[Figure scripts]
— begin —
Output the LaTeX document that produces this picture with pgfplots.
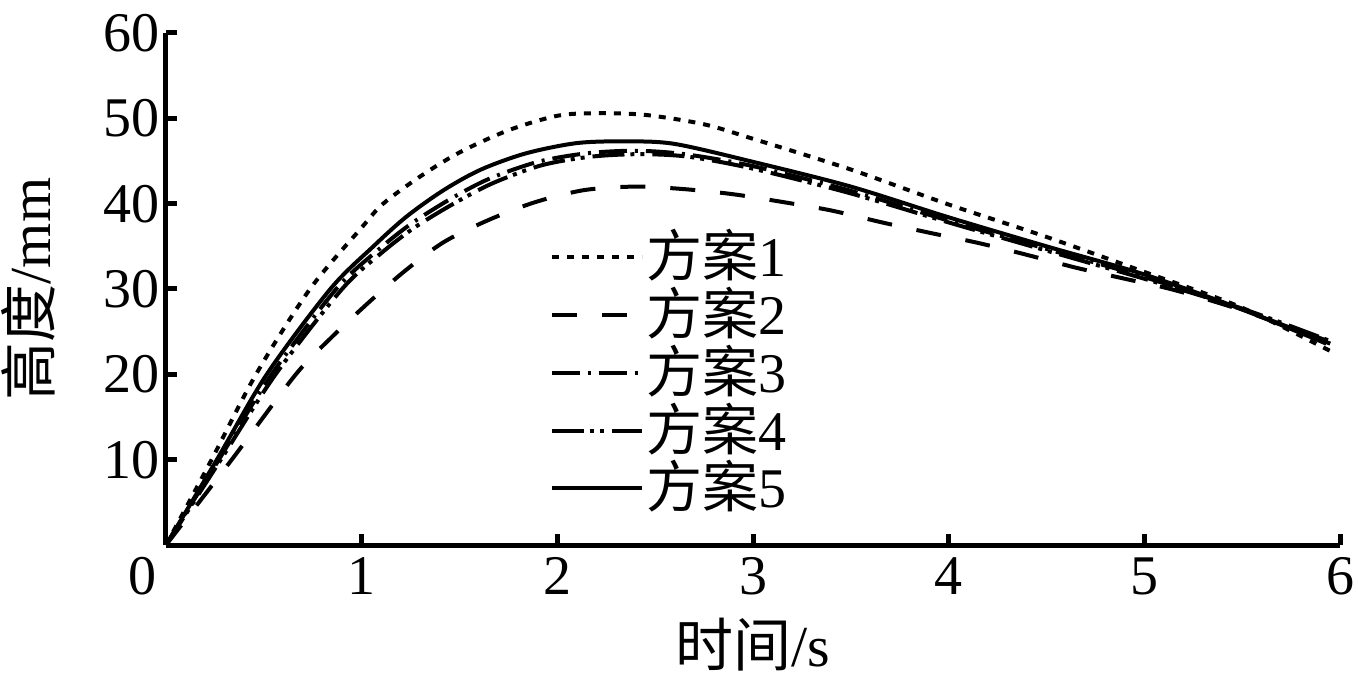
\documentclass[border=0pt]{standalone}
\usepackage{fontspec}
\setmainfont{Liberation Serif}
\newfontfamily\cjk{Noto Sans CJK SC}
\usepackage{pgfplots}
\pgfplotsset{compat=1.18}
\newcommand\bigf{\fontsize{28}{32}\selectfont}
\begin{document}
\bigf
\begin{tikzpicture}
\begin{axis}[
  width=587pt, height=256pt, scale only axis,
  xmin=0, xmax=6, ymin=0, ymax=60,
  axis x line*=bottom, axis y line*=left,
  axis line style={line width=2.5pt,-},
  every tick/.style={line width=2.5pt,black},
  major tick length=5.5pt, tick align=inside,
  xtick={1,2,...,6}, ytick={10,20,...,60},
  extra x ticks={0},
  extra x tick style={major tick length=0pt, xticklabel style={xshift=-11.5pt}},
  /pgf/number format/assume math mode=true,
  tick label style={font=\bigf},
  xticklabel style={inner sep=0pt, yshift=-6pt},
  yticklabel style={inner sep=0pt, xshift=-3pt},
  xlabel={{\cjk 时间}/s},
  ylabel={{\cjk 高度}/mm},
  label style={font=\fontsize{29}{32}\selectfont, inner sep=0pt},
  xlabel style={at={(axis description cs:0.5,-0.195)}, anchor=center},
  ylabel style={at={(axis description cs:-0.1175,0.5)}, anchor=center},
  legend style={draw=none, fill=none, at={(axis cs:1.96,37.5)}, anchor=north west,
    font=\bigf, inner sep=0pt, row sep=-3pt},
  legend cell align=left,
  legend image code/.code={\draw[#1] (0pt,0pt) -- (45pt,0pt);},
  /tikz/every odd column/.append style={column sep=-0.5pt},
]
\addplot[black, line width=2pt, smooth, dash pattern=on 3.5pt off 4pt] coordinates {
(0,0) (0.233,10) (0.46,20) (0.736,30) (1,37.2) (1.11,40) (1.3,43.2) (1.5,46.0) (1.75,48.6) (2,50.3) (2.2,50.6) (2.45,50.4) (2.75,49.3) (3,47.6) (3.5,44.0) (4,39.9) (4.5,36.1) (5,32.0) (5.5,27.8) (5.97,22.5)
};
\addlegendentry{{\cjk 方案}1}
\addplot[black, line width=2pt, smooth, dash pattern=on 12.5pt off 12.5pt] coordinates {
(0,0) (0.336,10) (0.66,19.9) (0.84,24.2) (1.03,28.3) (1.22,32.1) (1.42,35.5) (1.65,38.1) (1.89,40.2) (2.14,41.6) (2.4,42.0) (2.65,41.7) (2.9,41.1) (3.15,40.2) (3.4,39.2) (3.66,37.8) (3.9,36.6) (4.15,35.4) (4.4,34.0) (4.65,32.5) (4.9,31.2) (5.15,29.9) (5.5,27.5) (5.95,23.8)
};
\addlegendentry{{\cjk 方案}2}
\addplot[black, line width=2pt, smooth, dash pattern=on 14pt off 4pt on 1.5pt off 4pt] coordinates {
(0,0) (0.27,10) (0.54,20) (0.87,30) (1.08,34.5) (1.25,37.6) (1.45,40.5) (1.65,42.9) (1.9,44.9) (2.15,45.9) (2.4,46.2) (2.65,45.8) (3,44.4) (3.5,41.5) (4,38.0) (4.5,34.7) (5,31.4) (5.5,27.6) (5.95,23.6)
};
\addlegendentry{{\cjk 方案}3}
\addplot[black, line width=2pt, smooth, dash pattern=on 16pt off 3pt on 2pt off 3pt on 2pt off 4pt] coordinates {
(0,0) (0.28,10) (0.56,20) (0.9,30) (1.1,34.2) (1.27,37.2) (1.47,40.0) (1.67,42.4) (1.92,44.5) (2.17,45.5) (2.42,45.8) (2.67,45.5) (3,44.1) (3.5,41.2) (4,37.8) (4.5,34.5) (5,31.2) (5.5,27.7) (5.95,23.9)
};
\addlegendentry{{\cjk 方案}4}
\addplot[black, line width=2pt, smooth] coordinates {
(0,0) (0.26,10) (0.515,20) (0.84,30) (1.06,35.0) (1.23,38.5) (1.42,41.6) (1.61,44.0) (1.84,45.9) (2.1,47.1) (2.35,47.3) (2.6,47.0) (3,44.9) (3.5,42.0) (4,38.4) (4.5,35.0) (5,31.7) (5.5,27.6) (5.93,23.6)
};
\addlegendentry{{\cjk 方案}5}
\end{axis}
\pgfresetboundingbox
\path ([shift={(-83pt,-70pt)}]current axis.south west) rectangle ([shift={(9pt,16.5pt)}]current axis.north east);
\end{tikzpicture}
\end{document}
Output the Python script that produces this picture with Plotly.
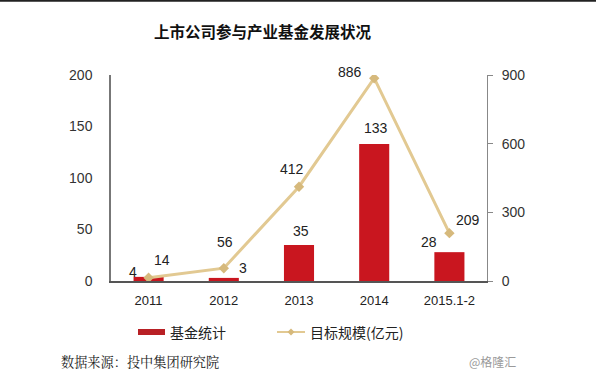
import plotly.graph_objects as go

categories = ["2011", "2012", "2013", "2014", "2015.1-2"]
fund_counts = [4, 3, 35, 133, 28]
target_scale = [14, 56, 412, 886, 209]
left_ticks = [0, 50, 100, 150, 200]
right_ticks = [0, 300, 600, 900]

title_text = "上市公司参与产业基金发展状况"
bar_name = "基金统计"
line_name = "目标规模(亿元)"
source_text = "数据来源：投中集团研究院"
watermark_text = "@格隆汇"

FONT = "Liberation Sans, Arial, Noto Sans CJK SC, sans-serif"
CJK = "Noto Sans CJK SC, sans-serif"
BAR_COLOR = "#C9161F"
LINE_COLOR = "#E2C992"
MARKER_COLOR = "#D6B97C"

# plot area in page pixels
L, R, T, B = 111, 487, 75, 281
PW, PH = R - L, B - T


def px(x):
    return (x - L) / PW


def py(y):
    return (B - y) / PH


fig = go.Figure()
fig.add_trace(go.Bar(x=categories, y=fund_counts, name=bar_name,
                     marker=dict(color=BAR_COLOR, line=dict(width=0)),
                     yaxis="y", showlegend=False))
fig.add_trace(go.Scatter(x=categories, y=target_scale, name=line_name,
                         mode="lines+markers",
                         line=dict(color=LINE_COLOR, width=3),
                         marker=dict(symbol="diamond", size=8, color=MARKER_COLOR),
                         yaxis="y2", showlegend=False))

# data labels (offsets per point are styling only)
bar_shifts = [(-16, 5), (19, 10), (2, 14), (2, 16), (-20, 10)]
line_shifts = [(13, 18), (1, 26), (-7, 18), (-24, 6), (19, 13)]
ann = []
for i, (v, (dx, dy)) in enumerate(zip(fund_counts, bar_shifts)):
    ann.append(dict(x=i, y=v, xref="x", yref="y", text=str(v), showarrow=False,
                    xshift=dx, yshift=dy, font=dict(family=FONT, size=14, color="#222")))
for i, (v, (dx, dy)) in enumerate(zip(target_scale, line_shifts)):
    ann.append(dict(x=i, y=v, xref="x", yref="y2", text=str(v), showarrow=False,
                    xshift=dx, yshift=dy, font=dict(family=FONT, size=14, color="#222")))

ann.append(dict(text="<b>" + title_text + "</b>", x=px(263), y=py(31),
                xref="paper", yref="paper", showarrow=False, xanchor="center", yanchor="middle",
                font=dict(family=CJK, size=15.5, color="#111")))
ann.append(dict(text=bar_name, x=px(168), y=py(332),
                xref="paper", yref="paper", showarrow=False, xanchor="left", yanchor="middle",
                font=dict(family=CJK, size=14, color="#222")))
ann.append(dict(text=line_name, x=px(308), y=py(332),
                xref="paper", yref="paper", showarrow=False, xanchor="left", yanchor="middle",
                font=dict(family=CJK, size=14, color="#222")))
ann.append(dict(text=source_text, x=px(59), y=py(361),
                xref="paper", yref="paper", showarrow=False, xanchor="left", yanchor="middle",
                font=dict(family="Noto Serif CJK SC, Noto Sans CJK SC, serif", size=13.2, color="#222")))
ann.append(dict(text=watermark_text, x=px(518), y=py(361),
                xref="paper", yref="paper", showarrow=False, xanchor="right", yanchor="middle",
                font=dict(family=CJK, size=12, color="#9a9a9a")))

dx3, dy3 = 3.5 / PW, 3.5 / PH
cx, cy = px(291), py(332)
diamond = f"M {cx - dx3} {cy} L {cx} {cy + dy3} L {cx + dx3} {cy} L {cx} {cy - dy3} Z"

shapes = [
    dict(type="line", xref="paper", yref="paper", x0=px(0), x1=px(596),
         y0=py(0.8), y1=py(0.8), line=dict(color="#222", width=2)),
    dict(type="rect", xref="paper", yref="paper", x0=px(138), x1=px(165),
         y0=py(335), y1=py(329), fillcolor="#B82025", line=dict(width=0)),
    dict(type="line", xref="paper", yref="paper", x0=px(277), x1=px(305),
         y0=py(332), y1=py(332), line=dict(color=LINE_COLOR, width=2)),
    dict(type="path", xref="paper", yref="paper", path=diamond,
         fillcolor=MARKER_COLOR, line=dict(width=0)),
]

fig.update_layout(
    width=596, height=387,
    margin=dict(l=L, r=596 - R, t=T, b=387 - B),
    paper_bgcolor="white", plot_bgcolor="white",
    bargap=0.6,
    showlegend=False,
    font=dict(family=FONT, size=14, color="#333"),
    xaxis=dict(type="category", range=[-0.5, len(categories) - 0.5],
               showgrid=False, showline=True, linecolor="#555", linewidth=1.5,
               ticks="", tickfont=dict(size=13, color="#222"), ticklabelstandoff=7,
               automargin=False),
    yaxis=dict(range=[0, 200], tickvals=left_ticks, showgrid=False, zeroline=False,
               showline=True, linecolor="#777", linewidth=1.5, ticks="",
               tickfont=dict(size=14, color="#333"), ticklabelstandoff=14, automargin=False),
    yaxis2=dict(range=[0, 900], tickvals=right_ticks, overlaying="y", side="right",
                showgrid=False, zeroline=False, showline=True, linecolor="#888", linewidth=1,
                ticks="outside", ticklen=5, tickcolor="#888",
                tickfont=dict(size=14, color="#333"), ticklabelstandoff=6, automargin=False),
    annotations=ann,
    shapes=shapes,
)

fig.write_html("out.html", config={"displayModeBar": False},
               post_script="document.body.style.margin='0';document.body.style.overflow='hidden';")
— end —
● **WHAT TO PRODUCE**: Leave the pictures out and copy exactly the lines from the one with "Output the Python" to the one with "import plotly.graph_objects as go", both included.

● **ANSWER TO THIS TASK**:
Output the Python script that produces this picture with Plotly.
import plotly.graph_objects as go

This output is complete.